# Supplied material start

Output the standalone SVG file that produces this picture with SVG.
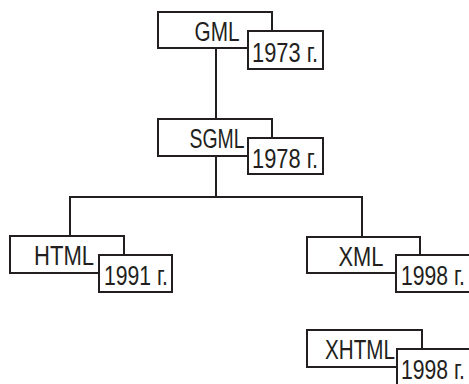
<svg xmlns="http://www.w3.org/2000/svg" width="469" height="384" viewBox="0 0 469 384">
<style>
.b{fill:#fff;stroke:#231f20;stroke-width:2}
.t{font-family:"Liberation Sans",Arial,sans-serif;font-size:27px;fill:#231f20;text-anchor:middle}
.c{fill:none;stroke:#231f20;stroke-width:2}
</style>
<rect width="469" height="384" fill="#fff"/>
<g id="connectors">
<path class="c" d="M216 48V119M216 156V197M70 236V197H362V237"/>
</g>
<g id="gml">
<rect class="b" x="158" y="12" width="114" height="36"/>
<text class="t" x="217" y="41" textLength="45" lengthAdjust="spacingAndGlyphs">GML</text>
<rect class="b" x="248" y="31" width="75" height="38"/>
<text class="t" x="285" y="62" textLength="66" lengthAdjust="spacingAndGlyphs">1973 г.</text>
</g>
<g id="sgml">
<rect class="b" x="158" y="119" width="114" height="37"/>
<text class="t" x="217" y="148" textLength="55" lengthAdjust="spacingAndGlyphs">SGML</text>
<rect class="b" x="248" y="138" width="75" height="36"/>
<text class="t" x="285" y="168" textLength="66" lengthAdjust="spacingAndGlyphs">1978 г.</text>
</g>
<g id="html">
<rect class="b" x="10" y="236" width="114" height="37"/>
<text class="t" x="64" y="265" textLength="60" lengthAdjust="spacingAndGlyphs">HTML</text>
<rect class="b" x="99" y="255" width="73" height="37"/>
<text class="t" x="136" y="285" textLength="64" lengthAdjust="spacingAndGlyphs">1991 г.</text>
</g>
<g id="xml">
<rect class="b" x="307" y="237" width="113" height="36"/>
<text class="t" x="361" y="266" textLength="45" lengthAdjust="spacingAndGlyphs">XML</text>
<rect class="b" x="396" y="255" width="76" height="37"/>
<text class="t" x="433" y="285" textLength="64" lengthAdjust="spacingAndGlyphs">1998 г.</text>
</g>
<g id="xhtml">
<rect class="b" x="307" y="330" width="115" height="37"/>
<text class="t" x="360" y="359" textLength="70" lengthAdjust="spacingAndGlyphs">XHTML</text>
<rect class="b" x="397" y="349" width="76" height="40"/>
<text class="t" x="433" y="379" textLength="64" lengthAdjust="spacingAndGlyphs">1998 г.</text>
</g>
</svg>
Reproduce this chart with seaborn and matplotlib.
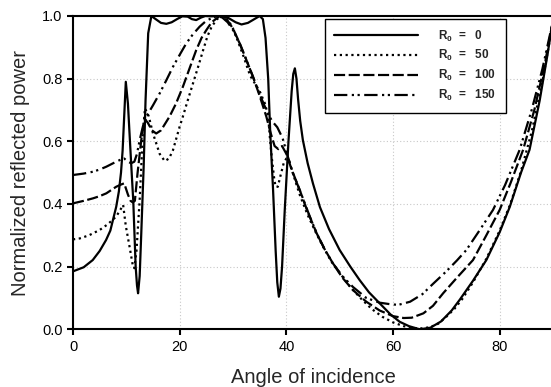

# Supplied material end

** Requirements **
Copy every entry exactly as written. Pictures are excluded.

** Reply to the task **
Output the standalone SVG file that produces this picture with SVG.
<svg xmlns="http://www.w3.org/2000/svg" width="469" height="384" viewBox="0 0 469 384">
<style>
.b{fill:#fff;stroke:#231f20;stroke-width:2}
.t{font-family:"Liberation Sans",Arial,sans-serif;font-size:27px;fill:#231f20;text-anchor:middle}
.c{fill:none;stroke:#231f20;stroke-width:2}
</style>
<rect width="469" height="384" fill="#fff"/>
<g id="connectors">
<path class="c" d="M216 48V119M216 156V197M70 236V197H362V237"/>
</g>
<g id="gml">
<rect class="b" x="158" y="12" width="114" height="36"/>
<text class="t" x="217" y="41" textLength="45" lengthAdjust="spacingAndGlyphs">GML</text>
<rect class="b" x="248" y="31" width="75" height="38"/>
<text class="t" x="285" y="62" textLength="66" lengthAdjust="spacingAndGlyphs">1973 г.</text>
</g>
<g id="sgml">
<rect class="b" x="158" y="119" width="114" height="37"/>
<text class="t" x="217" y="148" textLength="55" lengthAdjust="spacingAndGlyphs">SGML</text>
<rect class="b" x="248" y="138" width="75" height="36"/>
<text class="t" x="285" y="168" textLength="66" lengthAdjust="spacingAndGlyphs">1978 г.</text>
</g>
<g id="html">
<rect class="b" x="10" y="236" width="114" height="37"/>
<text class="t" x="64" y="265" textLength="60" lengthAdjust="spacingAndGlyphs">HTML</text>
<rect class="b" x="99" y="255" width="73" height="37"/>
<text class="t" x="136" y="285" textLength="64" lengthAdjust="spacingAndGlyphs">1991 г.</text>
</g>
<g id="xml">
<rect class="b" x="307" y="237" width="113" height="36"/>
<text class="t" x="361" y="266" textLength="45" lengthAdjust="spacingAndGlyphs">XML</text>
<rect class="b" x="396" y="255" width="76" height="37"/>
<text class="t" x="433" y="285" textLength="64" lengthAdjust="spacingAndGlyphs">1998 г.</text>
</g>
<g id="xhtml">
<rect class="b" x="307" y="330" width="115" height="37"/>
<text class="t" x="360" y="359" textLength="70" lengthAdjust="spacingAndGlyphs">XHTML</text>
<rect class="b" x="397" y="349" width="76" height="40"/>
<text class="t" x="433" y="379" textLength="64" lengthAdjust="spacingAndGlyphs">1998 г.</text>
</g>
</svg>
Reproduce this chart with seaborn and matplotlib.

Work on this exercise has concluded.